So, I pick up Simon from the Y day care after my exercise class, and they make me sign a form. The form says:
“Simon pulled Isabel’s hair so hard some of it came out.”
Great. My kid’s a hair-pulling psychopath. They’ve also complained about his hitting other kids on the head with cars and biting. Lots of biting.
And I’m running late. So I apologize (again), and grab the little hoodlum. As I’m buckling him into the car, I smell something suspicious. Great. So I throw him on the floor of the van and wipe the corn-poo off his behind, get a clean diaper on him and wrestle (that’s an understatement) him into the car seat.
As I pull into the preschool lot, I notice chatty Dawn has pulled in just before me. I was hoping that the bright side of my being late would be that I wouldn’t have to make small talk with the horse whisperer. (The woman massages horses for a living.) Alas.
In Clare’s classroom, she’s one of the last ones there, and one of the teachers is comforting her. She’s crying pretty loudly. I ask what’s wrong, and she says she doesn’t want to use the preschool potty. She has a major issue with using public restrooms, or any toilet that flushes. At this point, I’ve resigned myself to cleaning poo out of a little plastic bowl once a day for the rest of my life. But I digress.
I pick Clare up, give her a hug and try to comfort her and talk to the teacher about what’s happening and how we can solve the problem. And who should butt in (totally fucking cuts me off in the middle of my conversation with the teacher), but horse lady.

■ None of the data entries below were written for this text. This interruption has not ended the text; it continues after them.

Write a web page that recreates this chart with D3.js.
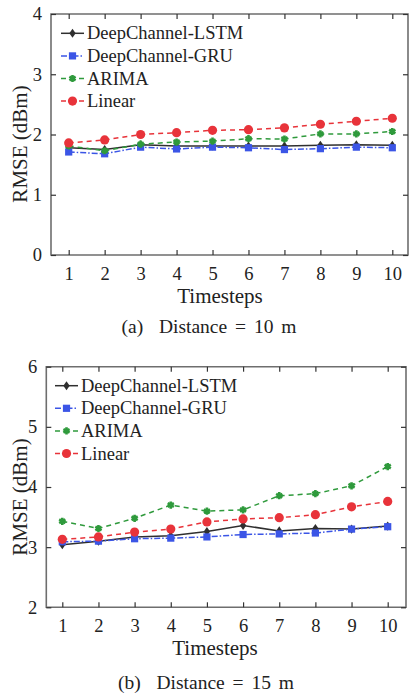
<!DOCTYPE html>
<html><head><meta charset="utf-8">
<script src="https://cdn.jsdelivr.net/npm/d3@7"></script>
<style>body{margin:0;background:#fff}svg{display:block}text{font-family:"Liberation Serif","Times New Roman",serif;fill:#222}</style>
</head><body><svg id="c" width="409" height="696"></svg>
<script>
const timesteps = [1,2,3,4,5,6,7,8,9,10];
const seriesNames = ["DeepChannel-LSTM","DeepChannel-GRU","ARIMA","Linear"];
// Distance = 10 m
const lstm10   = [1.78,1.75,1.83,1.81,1.81,1.81,1.81,1.82,1.83,1.82];
const gru10    = [1.71,1.68,1.79,1.76,1.79,1.78,1.75,1.765,1.79,1.78];
const arima10  = [1.81,1.73,1.84,1.875,1.89,1.93,1.925,2.01,2.01,2.05];
const linear10 = [1.86,1.91,2.00,2.03,2.07,2.08,2.11,2.17,2.22,2.27];
// Distance = 15 m
const lstm15   = [3.04,3.10,3.17,3.19,3.26,3.36,3.27,3.31,3.30,3.35];
const gru15    = [3.09,3.10,3.14,3.15,3.17,3.21,3.22,3.235,3.30,3.34];
const arima15  = [3.43,3.31,3.48,3.70,3.60,3.62,3.855,3.89,4.02,4.34];
const linear15 = [3.13,3.17,3.25,3.30,3.42,3.47,3.49,3.54,3.67,3.76];
const yTicks10 = [0,1,2,3,4];
const yTicks15 = [2,3,4,5,6];
const captions = ["(a)  Distance = 10 m","(b)  Distance = 15 m"];

const styles = [
  {color:"#2f2f2f", dash:null, marker:"diamond"},
  {color:"#3b55e6", dash:"6,2,1.5,2", marker:"square"},
  {color:"#2f9a3c", dash:"5,4", marker:"star"},
  {color:"#e8333a", dash:"5,4", marker:"circle"}
];
const svg = d3.select("#c");

function marker(g, type, color, x, y){
  if(type==="circle") g.append("circle").attr("cx",x).attr("cy",y).attr("r",4.6).attr("fill",color);
  else if(type==="square") g.append("rect").attr("x",x-3.6).attr("y",y-3.6).attr("width",7.2).attr("height",7.2).attr("fill",color);
  else if(type==="diamond") g.append("path").attr("d",d3.symbol(d3.symbolDiamond2,40)()).attr("transform",`translate(${x},${y}) scale(0.8,1.15)`).attr("fill",color);
  else if(type==="star") g.append("path").attr("d",d3.symbol(d3.symbolAsterisk,36)()).attr("transform",`translate(${x},${y})`).attr("fill",color).attr("stroke",color).attr("stroke-width",2.6)
    .clone().attr("d",d3.symbol(d3.symbolCircle,14)()).attr("stroke","none");
}

function panel(cfg){
  const {left,right,top,bottom,x1,x10,yDom,yTicks,data,legX,legY,caption,capY,labX,ylabY} = cfg;
  const x = d3.scaleLinear().domain([1,10]).range([x1,x10]);
  const y = d3.scaleLinear().domain(yDom).range([bottom,top]);
  const g = svg.append("g");
  const axisCol = "#6e6e6e";
  g.append("path").attr("d",`M${left},${top}H${right}V${bottom}H${left}Z`).attr("fill","none").attr("stroke",axisCol).attr("stroke-width",1.6);
  const ax = d3.axisBottom(x).tickValues(timesteps).tickSize(-5).tickPadding(12).tickSizeOuter(0).tickFormat(d3.format("d"));
  const gb = g.append("g").attr("transform",`translate(0,${bottom})`).call(ax);
  const gt = g.append("g").attr("transform",`translate(0,${top})`).call(d3.axisTop(x).tickValues(timesteps).tickSize(-5).tickFormat("").tickSizeOuter(0));
  const ay = d3.axisLeft(y).tickValues(yTicks).tickSize(-5).tickPadding(9).tickSizeOuter(0).tickFormat(d3.format("d"));
  const gl = g.append("g").attr("transform",`translate(${left},0)`).call(ay);
  const gr = g.append("g").attr("transform",`translate(${right},0)`).call(d3.axisRight(y).tickValues(yTicks).tickSize(-5).tickFormat("").tickSizeOuter(0));
  [gb,gt,gl,gr].forEach(a=>{a.attr("font-family",null);a.select(".domain").remove();a.selectAll(".tick line").attr("stroke","#333").attr("stroke-width",1.2);
    a.selectAll("text").attr("font-size",18.5).attr("fill","#222").attr("font-family","Liberation Serif");});
  gb.selectAll("text").attr("dy","0.71em");
  data.forEach((vals,i)=>{
    const s = styles[i];
    const line = d3.line().x((d,j)=>x(timesteps[j])).y(d=>y(d));
    g.append("path").datum(vals).attr("d",line).attr("fill","none").attr("stroke",s.color).attr("stroke-width",1.5)
      .attr("stroke-dasharray",s.dash);
    vals.forEach((v,j)=>marker(g,s.marker,s.color,x(timesteps[j]),y(v)));
  });
  seriesNames.forEach((n,i)=>{
    const s = styles[i];
    const yy = legY + i*22.6;
    g.append("line").attr("x1",legX).attr("x2",legX+23).attr("y1",yy).attr("y2",yy).attr("stroke",s.color).attr("stroke-width",1.5).attr("stroke-dasharray",s.dash);
    marker(g,s.marker,s.color,legX+11.5,yy);
    g.append("text").attr("x",legX+26).attr("y",yy+6).attr("font-size",18.5).text(n);
  });
  g.append("text").attr("x",labX).attr("y",bottom+48).attr("text-anchor","middle").attr("font-size",21).text("Timesteps");
  g.append("text").attr("transform",`translate(${27},${ylabY}) rotate(-90)`).attr("text-anchor","middle").attr("font-size",21).text("RMSE (dBm)");
  g.append("text").attr("x",cfg.capX).attr("y",capY).attr("text-anchor","middle").attr("font-size",19.5).attr("word-spacing",3).style("white-space","pre").text(caption);
}

panel({left:51,right:408,top:14,bottom:255,x1:68.7,x10:392.3,yDom:[0,4],yTicks:yTicks10,
  data:[lstm10,gru10,arima10,linear10],legX:61,legY:33.3,caption:captions[0],capY:333,capX:209,labX:220,ylabY:144});
panel({left:46.3,right:406,top:366.7,bottom:607.3,x1:62.3,x10:387.7,yDom:[2,6],yTicks:yTicks15,
  data:[lstm15,gru15,arima15,linear15],legX:55,legY:385.7,caption:captions[1],capY:689,capX:206,labX:215,ylabY:497});
</script></body></html>
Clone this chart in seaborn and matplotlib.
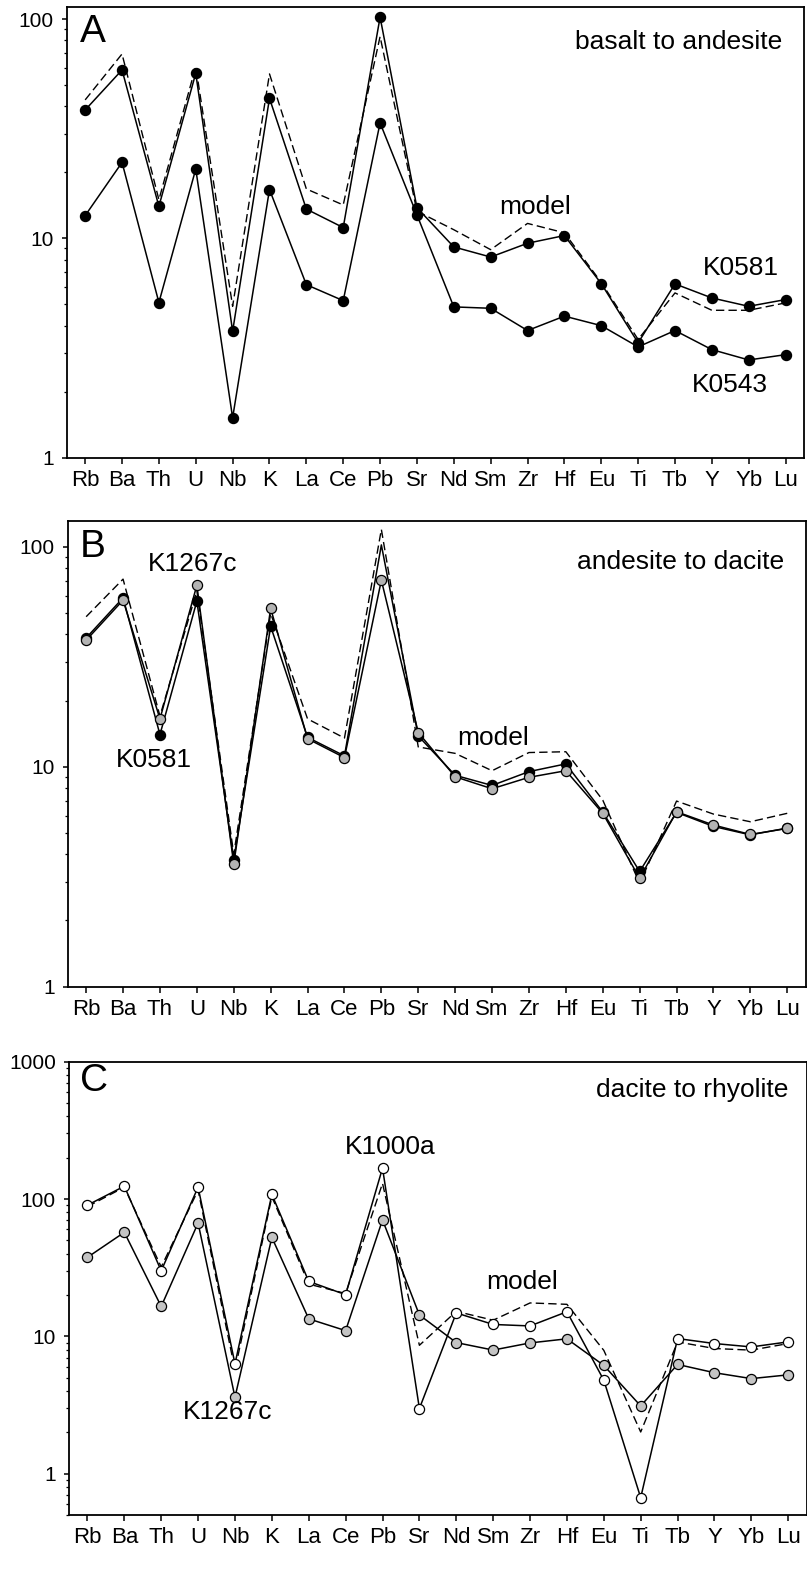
import numpy as np
import pandas as pd
import matplotlib
matplotlib.use("Agg")
import matplotlib.pyplot as plt
import matplotlib.ticker as mticker
import seaborn as sns

# Trace elements, primitive-mantle normalised
elements = ["Rb", "Ba", "Th", "U", "Nb", "K", "La", "Ce", "Pb", "Sr",
            "Nd", "Sm", "Zr", "Hf", "Eu", "Ti", "Tb", "Y", "Yb", "Lu"]

k0543 = [12.7, 22.2, 5.1, 20.7, 1.52, 16.7, 6.15, 5.2, 33.6, 12.8,
         4.87, 4.80, 3.80, 4.42, 4.0, 3.2, 3.80, 3.11, 2.79, 2.95]
k0581 = [38.5, 58.6, 14.0, 56.6, 3.77, 43.5, 13.6, 11.2, 102, 13.8,
         9.14, 8.22, 9.5, 10.3, 6.22, 3.34, 6.2, 5.35, 4.9, 5.26]
k1267c = [37.6, 57.2, 16.5, 66.9, 3.6, 52.5, 13.4, 11.0, 70.5, 14.3,
          9.0, 7.94, 8.95, 9.59, 6.14, 3.11, 6.24, 5.43, 4.92, 5.24]
k1000a = [90.2, 124, 30.0, 122, 6.3, 108, 25.1, 20.1, 168, 2.98,
          14.8, 12.2, 11.9, 15.1, 4.79, 0.668, 9.63, 8.86, 8.37, 9.11]

model_a = [42.8, 69.3, 15.0, 60.7, 4.9, 56.2, 16.8, 14.2, 83.2, 13.3,
           10.95, 8.88, 11.7, 10.6, 6.3, 3.46, 5.64, 4.70, 4.70, 5.08]
model_b = [48.1, 71.3, 17.0, 63.0, 4.0, 49.8, 16.5, 13.5, 120, 12.3,
           11.5, 9.59, 11.6, 11.7, 7.05, 2.95, 6.98, 6.09, 5.62, 6.14]
model_c = [88, 122, 32, 116, 5.7, 104, 24, 20.5, 130, 8.6,
           15.2, 13.1, 17.5, 17.1, 7.9, 2.01, 9.1, 8.15, 7.93, 8.86]

sns.set_style("ticks")
plt.rcParams["font.family"] = ["Liberation Sans", "DejaVu Sans"]
plt.rcParams.update({
    "axes.linewidth": 1.3,
    "axes.edgecolor": "black",
    "text.color": "black",
    "xtick.color": "black",
    "ytick.color": "black",
    "xtick.labelcolor": "black",
    "ytick.labelcolor": "black",
})

fig = plt.figure(figsize=(8.07, 15.87), dpi=100)

all_pts = list(range(len(elements)))
no_pb = [i for i in all_pts if elements[i] != "Pb"]

panels = [
    dict(rect=[0.0827, 0.7116, 0.9136, 0.2840], ylim=(1, 113.5), majors=[1, 10, 100],
         letter="A", title="basalt to andesite", title_pos=(0.970, 0.922), letter_pos=(0.018, 0.944),
         series=[("model", model_a, "dash", None, None),
                 ("K0543", k0543, "solid", "black", all_pts),
                 ("K0581", k0581, "solid", "black", all_pts)],
         notes=[("model", 11.23, 13.9), ("K0581", 16.76, 7.34), ("K0543", 16.46, 2.15)]),
    dict(rect=[0.0839, 0.3783, 0.9145, 0.2934], ylim=(1, 131), majors=[1, 10, 100],
         letter="B", title="andesite to dacite", title_pos=(0.9706, 0.912), letter_pos=(0.0167, 0.944),
         series=[("model", model_b, "dash", None, None),
                 ("K0581", k0581, "solid", "black", no_pb),
                 ("K1267c", k1267c, "solid", "#b3b3b3", all_pts)],
         notes=[("K1267c", 1.68, 83.5), ("K0581", 0.81, 10.7), ("model", 10.05, 13.5)]),
    dict(rect=[0.0855, 0.0454, 0.9141, 0.2856], ylim=(0.5, 1000), majors=[1, 10, 100, 1000],
         letter="C", title="dacite to rhyolite", title_pos=(0.9747, 0.9376), letter_pos=(0.0149, 0.957),
         series=[("model", model_c, "dash", None, None),
                 ("K1267c", k1267c, "solid", "#c4c4c4", all_pts),
                 ("K1000a", k1000a, "solid", "white", all_pts)],
         notes=[("K1000a", 6.98, 239), ("model", 10.81, 24.9), ("K1267c", 2.59, 2.82)]),
]

xpos = np.arange(len(elements))

for p in panels:
    ax = fig.add_axes(p["rect"])
    for name, vals, style, face, shown in p["series"]:
        df = pd.DataFrame({"pos": xpos, "value": vals})
        if style == "dash":
            sns.lineplot(data=df, x="pos", y="value", ax=ax, color="black",
                         linewidth=1.0, linestyle=(0, (6, 3)), sort=False)
        else:
            sns.lineplot(data=df, x="pos", y="value", ax=ax, color="black",
                         linewidth=1.1, marker="o", markersize=7.3,
                         markerfacecolor=face, markeredgecolor="black",
                         markeredgewidth=0.9, markevery=shown, sort=False)
    ax.set_yscale("log")
    ax.set_ylim(*p["ylim"])
    ax.set_xlim(-0.5, len(elements) - 0.5)
    ax.set_xticks(xpos)
    ax.set_xticklabels(elements)
    ax.yaxis.set_major_locator(mticker.FixedLocator(p["majors"]))
    ax.yaxis.set_major_formatter(mticker.FuncFormatter(lambda v, _: f"{v:g}"))
    ax.yaxis.set_minor_locator(mticker.LogLocator(base=10, subs=np.arange(2, 10)))
    ax.yaxis.set_minor_formatter(mticker.NullFormatter())
    ax.set_xlabel("")
    ax.set_ylabel("")
    ax.tick_params(axis="x", direction="out", length=4, width=1.1, labelsize=16, pad=5,
                   colors="black")
    ax.tick_params(axis="y", which="major", direction="out", length=3.5, width=1.1,
                   labelsize=15, pad=6, colors="black")
    ax.tick_params(axis="y", which="minor", direction="out", length=2.3, width=0.9,
                   colors="black")
    for s in ax.spines.values():
        s.set_visible(True)
        s.set_linewidth(1.3)
        s.set_color("black")

    ax.text(*p["letter_pos"], p["letter"], transform=ax.transAxes, fontsize=28,
            ha="left", va="center", color="black")
    ax.text(*p["title_pos"], p["title"], transform=ax.transAxes, fontsize=19,
            ha="right", va="center", color="black")
    for label, x, y in p["notes"]:
        ax.text(x, y, label, fontsize=19, ha="left", va="center", color="black")

fig.savefig("out.png", dpi=100)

“Did you get to work out today? Because as far as I know, they turned at least four of us away,” she says.
“Yeah,” I say, copping my best dismissive voice. “It was really full today.” I start whispering in Clare’s ear — something about how the potties at the preschool are really cute. And wouldn’t it be fun to sit on one?
“Last time I was there, they were out of the little weights. You know, I can’t lift much weight because I hurt my shoulder.”
(Yes, she who resembles a horse, I do know that, because you stand next to me in class and whine all about it. Did I mention I hate being talked to while I’m trying to work out? No? I didn’t? Well, I HATE IT.)
“We’ll try again tomorrow, OK, Angie? OK, Clare?” Ignoring. Crazy. Woman.
“Well, I went and worked out anyway. Did some walking on the treadmill. You know, they are going to start giving people hand stamps so that they know how many are going to class. If you don’t have a hand stamp, you can’t go.”
“Angie, did you see Clare’s mittens? I can’t find them anywhere.”
“I really hope they do that. It’s frustrating to get there and then not be able to get into class. Some of the other women were mad, too.”
“Oh, I see, they’re in her pockets. Thanks. Simon, come on, it’s time to go! Thanks Angie — we’ll keep working on the potty thing.”
And as I’m bolting for the door, she is still talking. “Hope to see you Tuesday! That is, if class isn’t too full!”